Books Bookmark Us
It’s been a while since Caesura found your inbox. The name still feels right — a pause. A breath. So here's another.
Readers,
It’s been a while since Caesura found your inbox. The name still feels right — a pause. A breath. So here's another.
Been reading a lot this summer. Something stirred — a kind of dormant affection for novels. After what felt like an endless stretch of not quite being able to be with a book — attention scattered, easily bored. The usual culprits: devices, work, the subtle violence of social media. I kept reading non-fiction, sure, but most of it could’ve — and probably should’ve — been blog posts.
Fiction, in contrast, is a journey. A mental walk at a slow pace, with just enough reward to keep you moving. A good novel is like a film projected inside your skull — if you have a good imagination. If don't, the story will spark it back to life. It bypasses all interfaces, reaches directly into the mind. Once there, it grows something inside you. Nourishes it. Shapes it gently. And as the story evolves, you evolve along.

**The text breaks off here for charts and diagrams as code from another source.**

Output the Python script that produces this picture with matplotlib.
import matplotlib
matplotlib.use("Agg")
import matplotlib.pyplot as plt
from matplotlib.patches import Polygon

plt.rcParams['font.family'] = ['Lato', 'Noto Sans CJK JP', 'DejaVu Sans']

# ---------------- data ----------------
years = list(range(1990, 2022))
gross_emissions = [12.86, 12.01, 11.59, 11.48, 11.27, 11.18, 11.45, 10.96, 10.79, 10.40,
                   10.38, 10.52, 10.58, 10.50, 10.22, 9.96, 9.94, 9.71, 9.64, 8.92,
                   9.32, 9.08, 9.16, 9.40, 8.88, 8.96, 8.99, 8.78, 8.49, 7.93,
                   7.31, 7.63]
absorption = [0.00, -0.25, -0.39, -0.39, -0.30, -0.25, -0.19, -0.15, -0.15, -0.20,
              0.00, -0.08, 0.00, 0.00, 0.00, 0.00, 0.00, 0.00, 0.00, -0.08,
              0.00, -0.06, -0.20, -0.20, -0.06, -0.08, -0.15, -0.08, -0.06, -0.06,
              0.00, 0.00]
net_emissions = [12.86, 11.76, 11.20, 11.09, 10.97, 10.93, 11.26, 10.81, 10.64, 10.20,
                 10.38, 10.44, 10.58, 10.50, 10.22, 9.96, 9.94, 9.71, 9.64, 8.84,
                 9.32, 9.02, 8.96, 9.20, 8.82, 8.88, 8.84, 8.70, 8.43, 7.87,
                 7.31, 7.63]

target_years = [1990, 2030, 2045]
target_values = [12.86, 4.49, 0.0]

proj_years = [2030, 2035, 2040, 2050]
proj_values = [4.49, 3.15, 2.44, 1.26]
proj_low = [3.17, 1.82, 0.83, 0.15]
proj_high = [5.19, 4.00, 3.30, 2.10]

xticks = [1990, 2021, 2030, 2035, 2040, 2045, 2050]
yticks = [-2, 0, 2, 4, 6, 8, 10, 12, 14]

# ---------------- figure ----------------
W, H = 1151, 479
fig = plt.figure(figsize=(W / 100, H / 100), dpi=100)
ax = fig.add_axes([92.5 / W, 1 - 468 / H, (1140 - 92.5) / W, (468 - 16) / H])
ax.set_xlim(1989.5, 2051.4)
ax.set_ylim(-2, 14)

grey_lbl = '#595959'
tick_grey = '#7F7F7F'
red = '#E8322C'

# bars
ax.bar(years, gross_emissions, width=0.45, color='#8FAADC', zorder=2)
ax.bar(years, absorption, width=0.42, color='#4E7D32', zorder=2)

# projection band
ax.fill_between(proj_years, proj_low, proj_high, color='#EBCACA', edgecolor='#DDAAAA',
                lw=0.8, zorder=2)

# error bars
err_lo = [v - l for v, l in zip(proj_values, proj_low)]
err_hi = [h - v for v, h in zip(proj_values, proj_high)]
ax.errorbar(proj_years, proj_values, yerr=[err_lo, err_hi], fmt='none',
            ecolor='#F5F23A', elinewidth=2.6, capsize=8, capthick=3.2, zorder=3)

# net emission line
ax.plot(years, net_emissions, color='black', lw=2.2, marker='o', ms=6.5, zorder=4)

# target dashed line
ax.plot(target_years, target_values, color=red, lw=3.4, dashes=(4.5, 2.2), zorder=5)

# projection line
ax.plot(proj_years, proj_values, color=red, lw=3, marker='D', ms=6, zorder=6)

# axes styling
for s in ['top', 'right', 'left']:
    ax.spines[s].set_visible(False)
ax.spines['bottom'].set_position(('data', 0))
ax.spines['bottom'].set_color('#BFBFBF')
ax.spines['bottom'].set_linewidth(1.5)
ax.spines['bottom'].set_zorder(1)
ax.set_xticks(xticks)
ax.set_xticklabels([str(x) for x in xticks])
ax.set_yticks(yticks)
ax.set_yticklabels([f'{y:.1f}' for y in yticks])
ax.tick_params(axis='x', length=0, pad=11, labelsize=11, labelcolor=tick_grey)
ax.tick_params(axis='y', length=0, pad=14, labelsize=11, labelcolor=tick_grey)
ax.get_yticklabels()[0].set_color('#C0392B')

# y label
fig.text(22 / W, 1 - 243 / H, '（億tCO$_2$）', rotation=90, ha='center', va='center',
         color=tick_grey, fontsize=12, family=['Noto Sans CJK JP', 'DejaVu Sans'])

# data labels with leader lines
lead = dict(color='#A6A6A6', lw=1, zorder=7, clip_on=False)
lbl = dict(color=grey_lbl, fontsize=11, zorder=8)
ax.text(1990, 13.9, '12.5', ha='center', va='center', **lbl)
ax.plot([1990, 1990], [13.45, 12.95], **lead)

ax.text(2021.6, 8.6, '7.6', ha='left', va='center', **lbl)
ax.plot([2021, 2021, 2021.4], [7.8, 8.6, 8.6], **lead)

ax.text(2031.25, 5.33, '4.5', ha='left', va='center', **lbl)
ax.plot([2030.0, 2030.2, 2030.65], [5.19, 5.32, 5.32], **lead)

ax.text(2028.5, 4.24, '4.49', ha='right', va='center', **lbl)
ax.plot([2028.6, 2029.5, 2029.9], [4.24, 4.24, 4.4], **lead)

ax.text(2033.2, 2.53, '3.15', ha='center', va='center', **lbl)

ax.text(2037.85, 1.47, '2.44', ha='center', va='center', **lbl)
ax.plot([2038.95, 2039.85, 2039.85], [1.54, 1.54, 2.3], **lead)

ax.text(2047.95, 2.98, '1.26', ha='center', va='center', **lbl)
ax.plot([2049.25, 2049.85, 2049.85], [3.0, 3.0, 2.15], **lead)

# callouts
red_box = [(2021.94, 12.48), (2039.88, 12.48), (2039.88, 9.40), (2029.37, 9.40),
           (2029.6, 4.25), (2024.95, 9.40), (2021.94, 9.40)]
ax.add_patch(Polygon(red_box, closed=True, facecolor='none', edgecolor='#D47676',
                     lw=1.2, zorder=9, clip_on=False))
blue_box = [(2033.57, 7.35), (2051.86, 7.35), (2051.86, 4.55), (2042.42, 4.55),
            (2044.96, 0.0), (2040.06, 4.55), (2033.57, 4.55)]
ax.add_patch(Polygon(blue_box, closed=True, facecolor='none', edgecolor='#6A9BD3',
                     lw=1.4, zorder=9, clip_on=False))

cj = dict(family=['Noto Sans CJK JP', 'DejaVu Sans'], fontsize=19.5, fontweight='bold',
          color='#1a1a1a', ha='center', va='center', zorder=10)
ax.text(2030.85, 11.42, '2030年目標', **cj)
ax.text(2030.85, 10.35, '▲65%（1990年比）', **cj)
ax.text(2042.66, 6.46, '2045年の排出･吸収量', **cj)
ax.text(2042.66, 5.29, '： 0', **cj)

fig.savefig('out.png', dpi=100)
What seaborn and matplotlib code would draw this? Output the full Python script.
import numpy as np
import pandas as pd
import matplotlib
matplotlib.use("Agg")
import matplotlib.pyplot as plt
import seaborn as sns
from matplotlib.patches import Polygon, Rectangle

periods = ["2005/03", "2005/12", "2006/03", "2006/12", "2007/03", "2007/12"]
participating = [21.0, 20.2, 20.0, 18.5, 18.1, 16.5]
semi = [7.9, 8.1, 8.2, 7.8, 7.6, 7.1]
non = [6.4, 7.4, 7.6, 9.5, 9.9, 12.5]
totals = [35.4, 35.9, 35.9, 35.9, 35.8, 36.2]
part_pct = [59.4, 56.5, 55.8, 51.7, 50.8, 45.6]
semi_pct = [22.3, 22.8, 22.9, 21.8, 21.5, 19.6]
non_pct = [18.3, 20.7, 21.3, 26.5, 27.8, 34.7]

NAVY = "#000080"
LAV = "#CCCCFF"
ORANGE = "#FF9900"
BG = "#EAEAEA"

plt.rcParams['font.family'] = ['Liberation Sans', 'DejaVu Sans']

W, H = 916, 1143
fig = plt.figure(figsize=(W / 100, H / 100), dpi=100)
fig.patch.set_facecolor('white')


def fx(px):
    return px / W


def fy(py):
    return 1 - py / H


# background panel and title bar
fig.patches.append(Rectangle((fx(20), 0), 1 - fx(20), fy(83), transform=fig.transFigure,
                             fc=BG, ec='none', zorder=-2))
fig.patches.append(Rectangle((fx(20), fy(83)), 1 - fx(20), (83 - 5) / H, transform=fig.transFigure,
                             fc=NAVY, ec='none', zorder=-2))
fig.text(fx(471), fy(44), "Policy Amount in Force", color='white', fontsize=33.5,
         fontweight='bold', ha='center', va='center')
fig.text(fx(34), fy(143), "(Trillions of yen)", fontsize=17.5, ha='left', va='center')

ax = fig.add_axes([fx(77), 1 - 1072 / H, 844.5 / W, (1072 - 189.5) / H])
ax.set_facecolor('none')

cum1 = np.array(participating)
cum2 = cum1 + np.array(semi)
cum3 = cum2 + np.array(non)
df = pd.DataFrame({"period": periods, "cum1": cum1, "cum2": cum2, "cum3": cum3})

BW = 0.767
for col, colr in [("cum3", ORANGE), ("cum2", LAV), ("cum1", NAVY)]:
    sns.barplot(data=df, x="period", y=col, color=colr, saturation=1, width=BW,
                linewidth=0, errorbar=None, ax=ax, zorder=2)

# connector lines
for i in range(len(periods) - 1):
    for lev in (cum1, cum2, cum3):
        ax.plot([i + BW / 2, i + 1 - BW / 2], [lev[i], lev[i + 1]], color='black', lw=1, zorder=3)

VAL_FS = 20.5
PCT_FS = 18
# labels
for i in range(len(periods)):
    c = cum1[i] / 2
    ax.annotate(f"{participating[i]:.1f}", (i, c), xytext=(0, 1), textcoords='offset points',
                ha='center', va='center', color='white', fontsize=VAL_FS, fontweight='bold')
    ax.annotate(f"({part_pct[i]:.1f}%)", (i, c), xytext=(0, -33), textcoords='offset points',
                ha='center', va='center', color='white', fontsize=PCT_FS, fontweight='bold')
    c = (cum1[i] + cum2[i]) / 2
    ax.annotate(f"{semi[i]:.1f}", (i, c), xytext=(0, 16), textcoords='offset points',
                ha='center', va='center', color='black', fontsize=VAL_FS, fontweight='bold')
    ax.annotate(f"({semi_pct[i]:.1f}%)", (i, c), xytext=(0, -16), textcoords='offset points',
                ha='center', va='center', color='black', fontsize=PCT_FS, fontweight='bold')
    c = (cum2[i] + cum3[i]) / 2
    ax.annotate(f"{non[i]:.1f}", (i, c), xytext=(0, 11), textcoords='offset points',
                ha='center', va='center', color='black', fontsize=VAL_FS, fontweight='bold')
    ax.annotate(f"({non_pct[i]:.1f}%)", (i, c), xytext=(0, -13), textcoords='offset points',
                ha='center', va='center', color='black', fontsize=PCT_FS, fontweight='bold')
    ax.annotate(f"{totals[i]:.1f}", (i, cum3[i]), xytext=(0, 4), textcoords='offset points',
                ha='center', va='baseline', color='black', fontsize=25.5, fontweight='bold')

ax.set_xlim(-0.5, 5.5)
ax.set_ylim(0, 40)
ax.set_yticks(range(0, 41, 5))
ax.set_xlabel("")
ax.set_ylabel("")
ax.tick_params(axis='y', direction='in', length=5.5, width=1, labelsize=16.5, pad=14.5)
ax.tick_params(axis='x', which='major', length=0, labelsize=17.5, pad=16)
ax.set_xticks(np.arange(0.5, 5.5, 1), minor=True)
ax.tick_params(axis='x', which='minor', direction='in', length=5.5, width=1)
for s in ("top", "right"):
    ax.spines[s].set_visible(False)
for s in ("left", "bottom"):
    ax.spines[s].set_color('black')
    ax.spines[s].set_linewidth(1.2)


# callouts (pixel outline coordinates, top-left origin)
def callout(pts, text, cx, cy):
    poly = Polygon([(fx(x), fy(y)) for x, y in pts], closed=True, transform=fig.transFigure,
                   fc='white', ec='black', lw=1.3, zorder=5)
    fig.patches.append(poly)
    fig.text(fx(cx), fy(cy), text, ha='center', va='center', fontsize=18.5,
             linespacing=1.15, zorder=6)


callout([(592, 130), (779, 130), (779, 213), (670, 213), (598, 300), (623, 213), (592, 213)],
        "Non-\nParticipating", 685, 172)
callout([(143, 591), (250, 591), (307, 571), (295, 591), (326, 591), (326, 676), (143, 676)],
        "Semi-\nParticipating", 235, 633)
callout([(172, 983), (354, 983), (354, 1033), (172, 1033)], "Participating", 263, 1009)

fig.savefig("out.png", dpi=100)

Picked up a book in Thalia on Mariahilfer Straße in Vienna. Didn’t know the author. The cover was charming — asking nothing of you. Started reading, standing there. First chapter — irresistible. Couldn't stop. On MAV train back to Budapest, I fell into another chapter. Not here to write a review. But it’s a gentle book. About people orbiting a Japanese convenience store — workers, customers, strangers. Full of warmth, delights, humanity. Also, many delicious descriptions of konbini snacks.
Then came another — this one about a bookshop in Seoul. It moved slowly, but in a good way. Thought: maybe someday open a bookstore. Just for myself. Full of books and sunlight.
Received another one from Rahva Raamat in Tallinn. Every time I open it, I get hungry. Soft sponge cakes. Steaming bowls of ramen. Bento boxes arranged with quiet care. Made me think: I should slow down more. Prepare dinner every evening.
Books are checkpoints. We bookmark pages. But books bookmark us. And when we return to them, we return to ourselves — right about where we left off.